▶ _WRITTEN TASK_: From the material below, list every line containing "draws".

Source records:
++++++++

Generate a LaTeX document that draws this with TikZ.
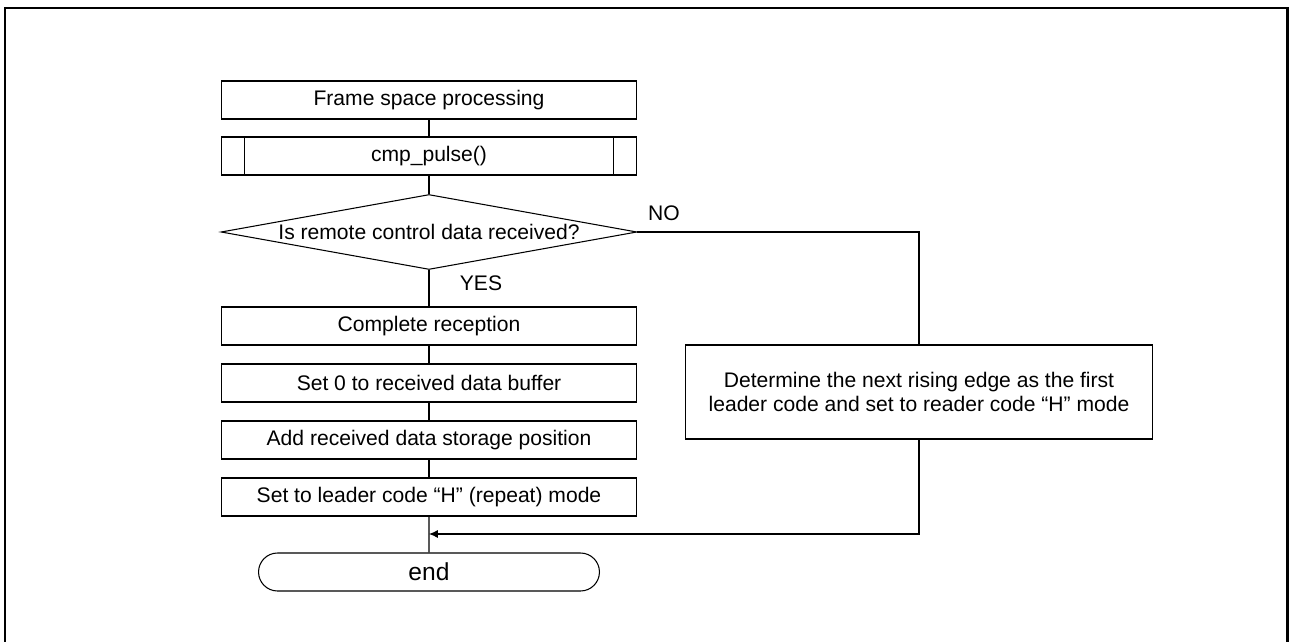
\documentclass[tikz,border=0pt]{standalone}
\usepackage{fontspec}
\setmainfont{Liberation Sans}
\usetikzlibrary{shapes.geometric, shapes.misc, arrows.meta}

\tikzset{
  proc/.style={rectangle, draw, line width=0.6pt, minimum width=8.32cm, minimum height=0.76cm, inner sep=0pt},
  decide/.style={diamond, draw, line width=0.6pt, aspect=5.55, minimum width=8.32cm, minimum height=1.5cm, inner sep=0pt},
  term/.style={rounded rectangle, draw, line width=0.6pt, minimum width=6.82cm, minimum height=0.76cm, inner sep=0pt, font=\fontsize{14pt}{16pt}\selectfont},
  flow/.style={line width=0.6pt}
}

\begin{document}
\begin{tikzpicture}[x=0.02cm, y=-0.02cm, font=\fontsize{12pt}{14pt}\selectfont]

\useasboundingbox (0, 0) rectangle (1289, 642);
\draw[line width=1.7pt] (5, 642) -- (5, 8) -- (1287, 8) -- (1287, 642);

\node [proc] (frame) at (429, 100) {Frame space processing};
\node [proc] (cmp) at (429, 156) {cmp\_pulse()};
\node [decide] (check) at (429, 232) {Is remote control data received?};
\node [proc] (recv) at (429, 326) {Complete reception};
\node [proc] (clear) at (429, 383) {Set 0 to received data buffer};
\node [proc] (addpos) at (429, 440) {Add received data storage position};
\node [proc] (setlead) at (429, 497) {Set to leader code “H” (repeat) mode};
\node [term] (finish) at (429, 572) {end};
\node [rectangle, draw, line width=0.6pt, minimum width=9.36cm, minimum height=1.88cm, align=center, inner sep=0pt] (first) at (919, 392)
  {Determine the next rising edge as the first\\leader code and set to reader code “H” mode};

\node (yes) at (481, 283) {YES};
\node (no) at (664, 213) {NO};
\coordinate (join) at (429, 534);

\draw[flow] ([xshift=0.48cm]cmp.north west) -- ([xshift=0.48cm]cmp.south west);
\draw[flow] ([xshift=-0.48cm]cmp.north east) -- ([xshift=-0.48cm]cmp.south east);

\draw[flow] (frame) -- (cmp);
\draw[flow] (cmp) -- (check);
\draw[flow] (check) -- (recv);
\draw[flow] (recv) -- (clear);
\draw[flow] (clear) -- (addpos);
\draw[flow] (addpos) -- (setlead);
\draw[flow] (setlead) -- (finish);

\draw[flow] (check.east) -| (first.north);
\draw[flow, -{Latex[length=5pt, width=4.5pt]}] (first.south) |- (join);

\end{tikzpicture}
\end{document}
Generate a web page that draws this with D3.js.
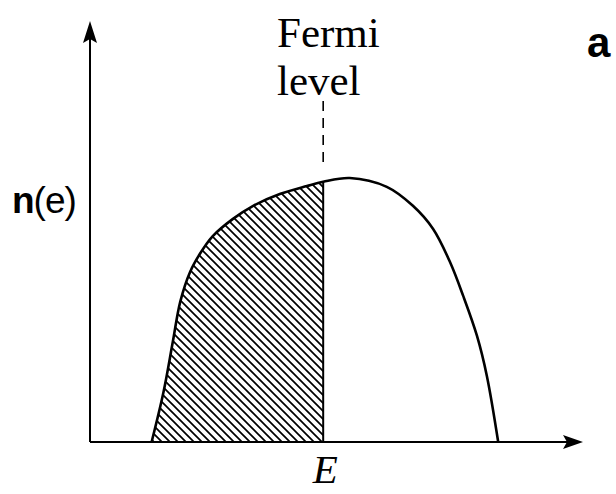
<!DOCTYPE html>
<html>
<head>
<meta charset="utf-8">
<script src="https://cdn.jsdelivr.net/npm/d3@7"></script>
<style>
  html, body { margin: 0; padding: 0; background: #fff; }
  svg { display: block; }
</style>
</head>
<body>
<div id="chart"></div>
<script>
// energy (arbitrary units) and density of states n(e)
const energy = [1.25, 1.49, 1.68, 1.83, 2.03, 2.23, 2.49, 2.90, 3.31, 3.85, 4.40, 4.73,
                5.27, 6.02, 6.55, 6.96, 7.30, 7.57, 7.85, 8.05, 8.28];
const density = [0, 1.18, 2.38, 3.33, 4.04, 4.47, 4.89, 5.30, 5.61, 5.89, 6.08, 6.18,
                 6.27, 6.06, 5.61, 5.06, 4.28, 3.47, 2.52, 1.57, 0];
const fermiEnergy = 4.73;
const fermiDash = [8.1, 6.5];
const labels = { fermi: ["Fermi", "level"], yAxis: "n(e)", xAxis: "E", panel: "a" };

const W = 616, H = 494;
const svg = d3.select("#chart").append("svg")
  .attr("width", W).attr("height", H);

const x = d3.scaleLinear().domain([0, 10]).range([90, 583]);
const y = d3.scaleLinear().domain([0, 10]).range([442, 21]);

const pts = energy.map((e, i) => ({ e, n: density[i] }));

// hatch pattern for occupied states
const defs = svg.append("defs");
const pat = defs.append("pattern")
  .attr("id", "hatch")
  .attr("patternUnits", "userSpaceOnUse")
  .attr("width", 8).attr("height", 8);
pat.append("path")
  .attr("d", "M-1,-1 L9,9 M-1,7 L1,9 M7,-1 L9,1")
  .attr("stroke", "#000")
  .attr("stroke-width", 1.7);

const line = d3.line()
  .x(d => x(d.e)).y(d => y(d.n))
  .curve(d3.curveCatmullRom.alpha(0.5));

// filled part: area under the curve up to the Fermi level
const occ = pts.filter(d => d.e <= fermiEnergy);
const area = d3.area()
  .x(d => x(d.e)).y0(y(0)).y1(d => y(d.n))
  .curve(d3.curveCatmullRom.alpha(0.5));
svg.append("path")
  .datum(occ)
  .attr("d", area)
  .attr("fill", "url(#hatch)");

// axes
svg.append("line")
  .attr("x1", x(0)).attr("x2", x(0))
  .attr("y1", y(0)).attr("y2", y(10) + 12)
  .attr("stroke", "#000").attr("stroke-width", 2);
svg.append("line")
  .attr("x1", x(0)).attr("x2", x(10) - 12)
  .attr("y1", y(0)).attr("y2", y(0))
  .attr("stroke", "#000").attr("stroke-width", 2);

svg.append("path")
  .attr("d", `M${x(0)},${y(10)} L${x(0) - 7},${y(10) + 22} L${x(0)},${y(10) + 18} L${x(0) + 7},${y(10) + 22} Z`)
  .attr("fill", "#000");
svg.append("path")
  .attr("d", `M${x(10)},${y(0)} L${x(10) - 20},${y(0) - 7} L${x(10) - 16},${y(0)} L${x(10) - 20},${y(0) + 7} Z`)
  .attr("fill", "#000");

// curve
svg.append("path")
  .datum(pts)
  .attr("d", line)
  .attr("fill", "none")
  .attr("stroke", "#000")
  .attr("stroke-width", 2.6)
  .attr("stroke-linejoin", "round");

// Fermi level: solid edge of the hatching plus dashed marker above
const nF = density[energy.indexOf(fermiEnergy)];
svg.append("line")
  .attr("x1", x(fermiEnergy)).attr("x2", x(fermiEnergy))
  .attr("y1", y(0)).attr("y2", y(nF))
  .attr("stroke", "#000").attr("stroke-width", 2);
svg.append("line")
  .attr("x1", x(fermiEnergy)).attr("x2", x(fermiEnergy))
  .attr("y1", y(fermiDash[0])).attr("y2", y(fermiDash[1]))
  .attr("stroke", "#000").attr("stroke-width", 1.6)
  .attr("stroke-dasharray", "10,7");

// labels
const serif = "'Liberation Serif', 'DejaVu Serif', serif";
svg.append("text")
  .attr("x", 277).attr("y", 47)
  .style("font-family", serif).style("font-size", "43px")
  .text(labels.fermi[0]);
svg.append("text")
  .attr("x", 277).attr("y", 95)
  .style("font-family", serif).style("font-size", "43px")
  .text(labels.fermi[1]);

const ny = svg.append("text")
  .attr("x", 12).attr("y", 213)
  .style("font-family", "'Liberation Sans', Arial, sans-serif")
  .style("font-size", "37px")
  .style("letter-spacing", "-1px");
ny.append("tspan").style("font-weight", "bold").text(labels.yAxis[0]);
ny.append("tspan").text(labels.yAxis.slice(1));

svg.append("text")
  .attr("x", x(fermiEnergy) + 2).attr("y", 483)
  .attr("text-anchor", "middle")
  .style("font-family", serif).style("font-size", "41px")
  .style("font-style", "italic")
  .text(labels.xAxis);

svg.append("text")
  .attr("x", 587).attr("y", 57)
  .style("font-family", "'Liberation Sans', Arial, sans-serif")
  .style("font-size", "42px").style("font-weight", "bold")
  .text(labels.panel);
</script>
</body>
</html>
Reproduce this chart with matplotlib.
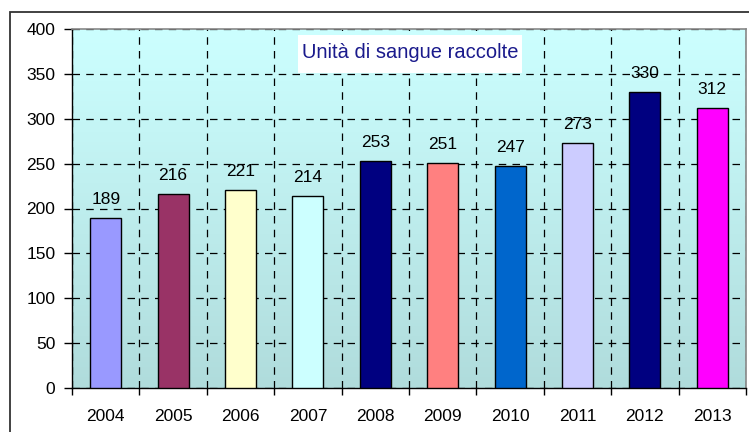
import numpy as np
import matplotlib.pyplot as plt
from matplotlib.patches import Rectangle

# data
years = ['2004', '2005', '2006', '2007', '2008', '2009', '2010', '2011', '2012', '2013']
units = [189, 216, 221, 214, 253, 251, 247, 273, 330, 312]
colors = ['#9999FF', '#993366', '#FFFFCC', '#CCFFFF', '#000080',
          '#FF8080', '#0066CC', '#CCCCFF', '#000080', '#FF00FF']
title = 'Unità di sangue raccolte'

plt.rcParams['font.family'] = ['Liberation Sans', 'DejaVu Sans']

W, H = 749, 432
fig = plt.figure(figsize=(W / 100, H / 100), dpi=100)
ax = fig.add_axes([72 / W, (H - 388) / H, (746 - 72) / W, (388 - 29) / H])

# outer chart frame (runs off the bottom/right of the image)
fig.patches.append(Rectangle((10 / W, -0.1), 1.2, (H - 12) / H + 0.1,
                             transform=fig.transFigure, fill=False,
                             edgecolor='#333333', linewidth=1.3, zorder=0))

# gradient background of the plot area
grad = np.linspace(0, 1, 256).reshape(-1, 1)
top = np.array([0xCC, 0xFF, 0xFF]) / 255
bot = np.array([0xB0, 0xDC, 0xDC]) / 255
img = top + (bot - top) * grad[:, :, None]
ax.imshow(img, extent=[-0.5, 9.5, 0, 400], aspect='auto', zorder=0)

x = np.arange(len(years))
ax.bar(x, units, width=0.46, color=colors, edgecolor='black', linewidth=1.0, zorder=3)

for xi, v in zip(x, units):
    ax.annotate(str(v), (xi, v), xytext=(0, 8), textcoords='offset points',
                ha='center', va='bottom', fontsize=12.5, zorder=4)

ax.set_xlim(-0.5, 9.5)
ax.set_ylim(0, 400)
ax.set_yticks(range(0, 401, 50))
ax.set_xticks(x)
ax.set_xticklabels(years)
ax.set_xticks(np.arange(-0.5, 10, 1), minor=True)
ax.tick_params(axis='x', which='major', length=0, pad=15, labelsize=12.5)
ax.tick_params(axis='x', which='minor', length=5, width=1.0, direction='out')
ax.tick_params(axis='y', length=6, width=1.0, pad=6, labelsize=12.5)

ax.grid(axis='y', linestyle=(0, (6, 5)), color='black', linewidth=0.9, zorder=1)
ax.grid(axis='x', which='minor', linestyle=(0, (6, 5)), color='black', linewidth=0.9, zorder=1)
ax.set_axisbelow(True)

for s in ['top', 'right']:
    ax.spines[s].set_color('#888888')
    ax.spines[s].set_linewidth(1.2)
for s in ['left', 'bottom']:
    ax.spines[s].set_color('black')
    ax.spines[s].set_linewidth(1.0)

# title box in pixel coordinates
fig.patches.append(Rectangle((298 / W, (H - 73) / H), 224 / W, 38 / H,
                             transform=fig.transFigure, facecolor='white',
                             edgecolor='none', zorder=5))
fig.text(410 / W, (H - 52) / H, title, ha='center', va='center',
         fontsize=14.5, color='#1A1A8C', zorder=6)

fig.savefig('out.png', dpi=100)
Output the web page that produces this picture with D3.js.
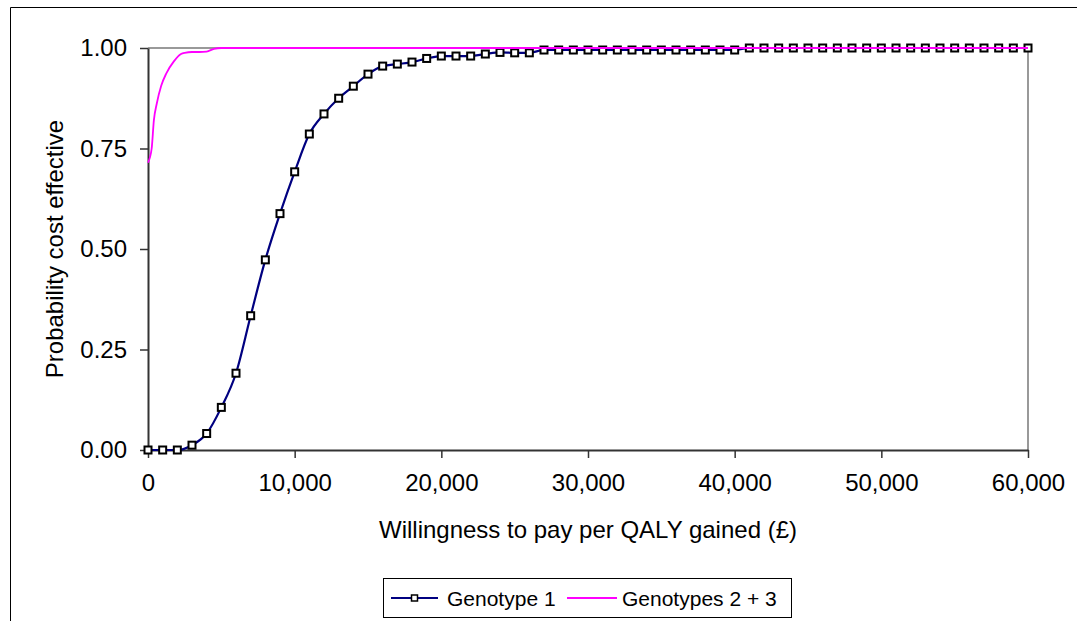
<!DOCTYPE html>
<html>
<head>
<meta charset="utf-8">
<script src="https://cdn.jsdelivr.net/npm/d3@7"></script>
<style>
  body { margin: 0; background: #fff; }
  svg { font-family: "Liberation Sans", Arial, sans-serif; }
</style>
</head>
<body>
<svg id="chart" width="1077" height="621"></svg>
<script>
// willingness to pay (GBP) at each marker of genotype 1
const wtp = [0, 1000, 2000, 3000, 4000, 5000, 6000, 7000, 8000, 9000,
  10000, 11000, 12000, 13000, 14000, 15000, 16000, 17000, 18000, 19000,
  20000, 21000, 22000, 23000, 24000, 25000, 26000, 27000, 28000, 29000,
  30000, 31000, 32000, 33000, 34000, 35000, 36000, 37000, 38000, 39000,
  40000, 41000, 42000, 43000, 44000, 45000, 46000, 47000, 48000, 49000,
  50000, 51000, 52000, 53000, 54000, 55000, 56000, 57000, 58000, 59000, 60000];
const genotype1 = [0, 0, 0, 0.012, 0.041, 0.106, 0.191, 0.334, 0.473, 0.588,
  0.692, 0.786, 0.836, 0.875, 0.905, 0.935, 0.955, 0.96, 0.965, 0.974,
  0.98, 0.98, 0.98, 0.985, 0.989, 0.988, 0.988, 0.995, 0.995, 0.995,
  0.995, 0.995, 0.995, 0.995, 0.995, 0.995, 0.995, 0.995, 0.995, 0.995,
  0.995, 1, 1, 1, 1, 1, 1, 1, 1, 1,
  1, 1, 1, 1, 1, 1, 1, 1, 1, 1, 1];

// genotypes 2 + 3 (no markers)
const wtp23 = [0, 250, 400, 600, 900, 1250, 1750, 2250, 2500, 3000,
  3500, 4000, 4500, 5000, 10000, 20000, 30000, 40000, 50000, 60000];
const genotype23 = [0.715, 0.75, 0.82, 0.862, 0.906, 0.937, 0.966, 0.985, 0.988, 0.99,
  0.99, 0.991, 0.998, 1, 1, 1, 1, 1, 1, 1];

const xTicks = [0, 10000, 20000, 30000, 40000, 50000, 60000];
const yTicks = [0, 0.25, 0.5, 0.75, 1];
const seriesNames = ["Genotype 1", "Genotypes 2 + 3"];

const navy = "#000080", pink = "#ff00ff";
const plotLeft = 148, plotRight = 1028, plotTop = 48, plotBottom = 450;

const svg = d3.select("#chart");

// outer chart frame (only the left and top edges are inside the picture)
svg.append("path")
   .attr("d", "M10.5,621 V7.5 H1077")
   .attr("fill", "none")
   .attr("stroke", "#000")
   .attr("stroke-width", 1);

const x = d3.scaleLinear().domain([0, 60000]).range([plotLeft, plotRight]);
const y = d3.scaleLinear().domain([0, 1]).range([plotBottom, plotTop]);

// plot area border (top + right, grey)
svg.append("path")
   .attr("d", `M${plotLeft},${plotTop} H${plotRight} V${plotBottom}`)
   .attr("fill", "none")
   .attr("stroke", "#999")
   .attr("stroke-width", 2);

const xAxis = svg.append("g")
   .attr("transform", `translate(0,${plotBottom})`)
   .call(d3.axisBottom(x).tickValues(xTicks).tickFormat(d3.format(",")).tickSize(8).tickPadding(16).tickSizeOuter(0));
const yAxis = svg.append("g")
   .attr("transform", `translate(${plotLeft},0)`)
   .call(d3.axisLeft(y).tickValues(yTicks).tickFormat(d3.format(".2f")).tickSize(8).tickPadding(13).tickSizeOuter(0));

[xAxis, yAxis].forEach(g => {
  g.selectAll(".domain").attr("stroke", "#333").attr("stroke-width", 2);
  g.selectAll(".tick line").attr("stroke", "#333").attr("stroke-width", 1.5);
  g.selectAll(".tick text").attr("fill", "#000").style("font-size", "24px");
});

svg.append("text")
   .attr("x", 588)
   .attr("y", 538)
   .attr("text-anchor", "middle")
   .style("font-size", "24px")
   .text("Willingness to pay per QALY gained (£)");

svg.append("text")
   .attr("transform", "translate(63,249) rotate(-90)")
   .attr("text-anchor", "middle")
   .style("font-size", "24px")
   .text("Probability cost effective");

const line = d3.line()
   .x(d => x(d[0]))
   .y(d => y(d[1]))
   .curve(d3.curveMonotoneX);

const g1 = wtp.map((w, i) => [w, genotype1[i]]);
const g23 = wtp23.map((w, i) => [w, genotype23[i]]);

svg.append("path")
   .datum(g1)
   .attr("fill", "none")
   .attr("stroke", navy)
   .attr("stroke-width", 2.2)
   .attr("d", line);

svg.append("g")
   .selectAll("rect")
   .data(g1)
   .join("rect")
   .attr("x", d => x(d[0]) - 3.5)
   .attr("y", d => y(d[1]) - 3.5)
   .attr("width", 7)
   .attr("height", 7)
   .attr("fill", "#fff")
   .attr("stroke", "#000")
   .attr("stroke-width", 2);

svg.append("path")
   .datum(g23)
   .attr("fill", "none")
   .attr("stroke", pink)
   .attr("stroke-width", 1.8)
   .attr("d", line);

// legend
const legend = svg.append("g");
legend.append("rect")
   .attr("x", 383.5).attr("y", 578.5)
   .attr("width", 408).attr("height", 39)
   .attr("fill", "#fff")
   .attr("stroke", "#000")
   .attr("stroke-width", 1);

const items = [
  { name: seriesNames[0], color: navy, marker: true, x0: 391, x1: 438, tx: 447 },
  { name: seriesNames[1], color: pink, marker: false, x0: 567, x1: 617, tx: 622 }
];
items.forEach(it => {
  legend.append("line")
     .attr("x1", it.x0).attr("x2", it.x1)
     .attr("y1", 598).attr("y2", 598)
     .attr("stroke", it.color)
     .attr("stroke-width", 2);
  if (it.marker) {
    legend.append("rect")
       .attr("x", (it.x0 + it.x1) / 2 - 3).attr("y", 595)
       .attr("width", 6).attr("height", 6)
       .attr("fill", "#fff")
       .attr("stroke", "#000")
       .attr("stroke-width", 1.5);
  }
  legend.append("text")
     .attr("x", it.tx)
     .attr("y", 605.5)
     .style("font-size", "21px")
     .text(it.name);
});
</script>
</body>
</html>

++++++++

▶ _WRITTEN REPLY_:
Generate a LaTeX document that draws this with TikZ.
Generate a web page that draws this with D3.js.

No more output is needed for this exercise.